We all have cooking tasks that, for whatever reason, we simply refuse to do — the thought of doing them prompts feelings of dread or disdain. When I think of the arrival of spring each year, I’m reminded of my personal hell: preparing artichokes.
It’s prime artichoke season and although I love seeing the pyramidal stacks at farmers markets and encourage anyone curious to cook with them, it won’t be me. I know that won’t win me popularity points with a California readership, but let me explain.
I grew up in the South at a time when artichokes came only in cans or jars or from the freezer. My mother would always make what she called “artichoke tea sandwiches” with canned artichokes, chopping and mixing them with mayonnaise and dry ranch dressing seasoning before slathering the mix between two slices of wheat bread. She’d trim the crusts, as you must do for tea sandwiches, and set them in the fridge to get nice and cold before a party. The result was kind of like a vegan tuna fish sandwich before I knew such a thing existed.

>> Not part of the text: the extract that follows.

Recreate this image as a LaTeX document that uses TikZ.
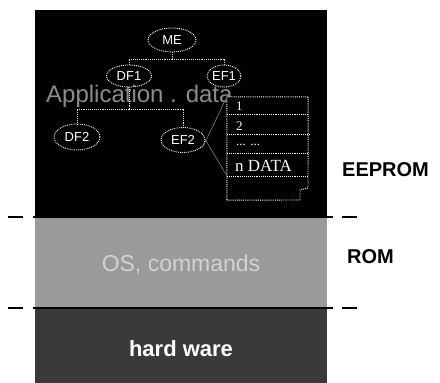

In culinary school, when I first encountered fresh artichokes and their impenetrable outer petals — botanically, the part we eat is an immature flower bud — I was intrigued. But when I learned that before they are cooked they must be “turned” — painstakingly trimmed, pared, de-spiked and de-choked, all before they turn brown from air exposure — I felt … exhausted. The ratio of preparation work to taste payoff was egregiously unbalanced.